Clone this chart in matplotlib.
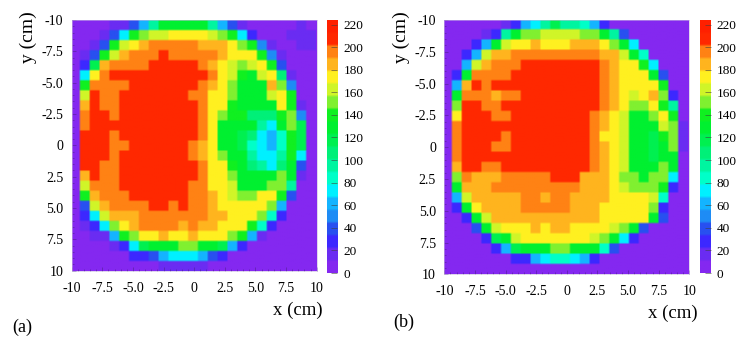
import numpy as np
import matplotlib
matplotlib.use("Agg")
import matplotlib.pyplot as plt
from matplotlib.colors import ListedColormap, BoundaryNorm

plt.rcParams['font.family'] = ['Liberation Serif', 'DejaVu Serif']

W, H = 749, 346

# one char per cell, index into the colour levels of the scale
rows_a = [
    "000011358bbbbb85310000010",
    "000136cdeeffffedc62000111",
    "0013cefghhhhhgggfdc410011",
    "013ceghhhihhhhhgfffc41000",
    "02aghhhhiiiiihgfedefc3000",
    "06fhiiiiiiiiiihfecbef9100",
    "0chhhhiiiiiiihgfdbbbgd400",
    "0eihhiiiiiiihhffdbbbefc00",
    "0gihhiiiiiiiihffcbbbbfc10",
    "0hiihiiiiiiiihfdcc999cd40",
    "0hiiiiiiiiiiihfbbbb86bda0",
    "0iiihiiiiiiiihfbba9657ca0",
    "0iiihhiiiiiihgfbba7657ca0",
    "0iiihiiiiiiihgfdbb8668c60",
    "0iihhiiiiiiiihffcb9869b30",
    "0gihhiiiiiiiihffdbbbbdb10",
    "0ehhhiiiiiiihhffebbbdd800",
    "0cghhhiiiiiihhgfeddffc300",
    "03eghhhhiihihhgfffffd5000",
    "026eggghhhhhhhggfffd72000",
    "0126dfghhhhghggfffc720000",
    "00115cdffgffgfffdc5100000",
    "0000126abbbddbba520000000",
    "0000002235666532000000000",
    "0000000001111100000000000",
]
rows_b = [
    "00000012568a8875200000000",
    "0000128bddeeeeddb83000000",
    "00025beffgfffgggfdb600000",
    "0025egghhhhhhhhhggeb70000",
    "005eghhhiiiiiiiihgffc6000",
    "02bhhhhiiiiiiiiihgfffb300",
    "05gihiiiiiiiiiiihgffffc00",
    "0bhhhghhiiiiiiiihgfefgd20",
    "0diihhiiiiiiiiiihgfddfc80",
    "0fiiihhiiiiiiiihgfebbdfc0",
    "0hiiiiiiiiiiiiihgfebbbed1",
    "0hiiiihiiiiiiiihffebbacd1",
    "0hiiihhiiiiiiiihgfebbabd1",
    "0hiiiiiiiiiiiiihgfebbabb0",
    "0giihhiiiiiiiiihgfebbbdb0",
    "0dhggghhhhhiiigggfddbdd60",
    "0bggghhhhhhhhhgggfedddc20",
    "05eggggghhghhggggffffe700",
    "02bfgggghhhhhgggfffffd200",
    "002begggggggggggfffffb300",
    "0003befffgfggffffedb30000",
    "00002abefffffffedb6200000",
    "0000025abbbddbbb730000000",
    "0000000225677652000000000",
    "0000000000000000000000000",
]

# mid value of each colour level
level_values = [5.6, 16.8, 28, 39.2, 50.4, 61.6, 72.8, 84, 95.2, 106.4,
                117.6, 128.8, 140, 151.2, 162.4, 173.6, 184.8, 196, 207.2, 218.4]
level_edges = [0, 11.2, 22.4, 33.6, 44.8, 56, 67.2, 78.4, 89.6, 100.8, 112,
               123.2, 134.4, 145.6, 156.8, 168, 179.2, 190.4, 201.6, 212.8, 224]
level_colors = ["#8428f0", "#6a2cf2", "#3c28ff", "#2850f0", "#1e8cf5",
                "#14b4ff", "#00f0ff", "#00ffc8", "#00f5a0", "#00f078",
                "#00f050", "#00f030", "#10f020", "#80f030", "#d0f528",
                "#fff020", "#ffb41e", "#ff8214", "#ff2800", "#ff2000"]
axis_ticks = [-10, -7.5, -5, -2.5, 0, 2.5, 5, 7.5, 10]
axis_labels = ["-10", "-7.5", "-5.0", "-2.5", "0", "2.5", "5.0", "7.5", "10"]
cbar_ticks = [0, 20, 40, 60, 80, 100, 120, 140, 160, 180, 200, 220]

cmap = ListedColormap(level_colors)
norm = BoundaryNorm(level_edges, cmap.N)


def to_grid(rows):
    chars = "0123456789abcdefghij"
    return np.array([[level_values[chars.index(c)] for c in r] for r in rows])


def box(x0, y0, x1, y1):
    # pixel box (y from the top) to figure fractions
    return [x0 / W, 1 - y1 / H, (x1 - x0) / W, (y1 - y0) / H]


def soft(ax, grid, extent):
    # the source figure is a slightly blurred scan, repeat each cell and blend in rgba
    fine = np.kron(grid, np.ones((5, 5)))
    ax.imshow(fine, cmap=cmap, norm=norm, extent=extent, aspect='auto', origin='upper',
              interpolation='bilinear', interpolation_stage='rgba')


def panel(fig, rows, ax_box, cb_box, name, xlab_pos, name_pos, ylab_pos):
    ax = fig.add_axes(box(*ax_box))
    ax.set_facecolor(level_colors[0])
    soft(ax, to_grid(rows), (-10.16, 9.84, 10, -10))
    ax.set_xlim(-10, 10)
    ax.set_ylim(10, -10)
    ax.set_xticks(axis_ticks)
    ax.set_xticklabels(axis_labels)
    ax.set_yticks(axis_ticks)
    ax.set_yticklabels(axis_labels)
    ax.set_xticks(np.arange(-10, 10.1, 0.5), minor=True)
    ax.set_yticks(np.arange(-10, 10.1, 0.5), minor=True)
    ax.tick_params(which='major', direction='in', length=3, width=0.4, color='#502090',
                   labelsize=10, top=False, right=False)
    ax.tick_params(which='minor', direction='in', length=1.5, width=0.4, color='#502090',
                   top=False, right=False)
    ax.tick_params(axis='x', pad=8)
    ax.tick_params(axis='y', pad=6)
    for s in ax.spines.values():
        s.set_linewidth(0.4)
        s.set_color('#c8b8e0')

    cax = fig.add_axes(box(*cb_box))
    bar = np.array(level_values)[::-1].reshape(-1, 1)
    fine = np.kron(bar, np.ones((5, 1)))
    cax.imshow(fine, cmap=cmap, norm=norm, extent=(0, 1, 0, level_edges[-1]), aspect='auto',
               origin='upper', interpolation='bilinear', interpolation_stage='rgba')
    cax.set_xticks([])
    cax.yaxis.tick_right()
    cax.set_yticks(cbar_ticks)
    cax.tick_params(direction='in', length=4, width=0.4, color='#404040', labelsize=9.5, pad=4.5)
    for s in cax.spines.values():
        s.set_visible(False)

    fig.text(xlab_pos[0] / W, 1 - xlab_pos[1] / H, "x (cm)", fontsize=13.5, ha='right', va='center')
    fig.text(name_pos[0] / W, 1 - name_pos[1] / H, name, fontsize=13, ha='left', va='center')
    fig.text(ylab_pos[0] / W, 1 - ylab_pos[1] / H, "y (cm)", fontsize=14, rotation=90,
             ha='center', va='center')


fig = plt.figure(figsize=(W / 100, H / 100), dpi=100)
panel(fig, rows_a, (71.7, 20, 316.7, 270.7), (326.7, 20, 337.3, 273), "(a)",
      (323, 310), (12, 327), (28, 37))
panel(fig, rows_b, (444.3, 20, 689.3, 274.3), (700, 20, 710.6, 273), "(b)",
      (698, 313), (393, 322), (401, 37))
fig.savefig("out.png", dpi=100)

---*---

(WORK REQUIRED):
Each line that contains the word "matplotlib" counts toward the total; give only that total.

(THE SOLUTION):
5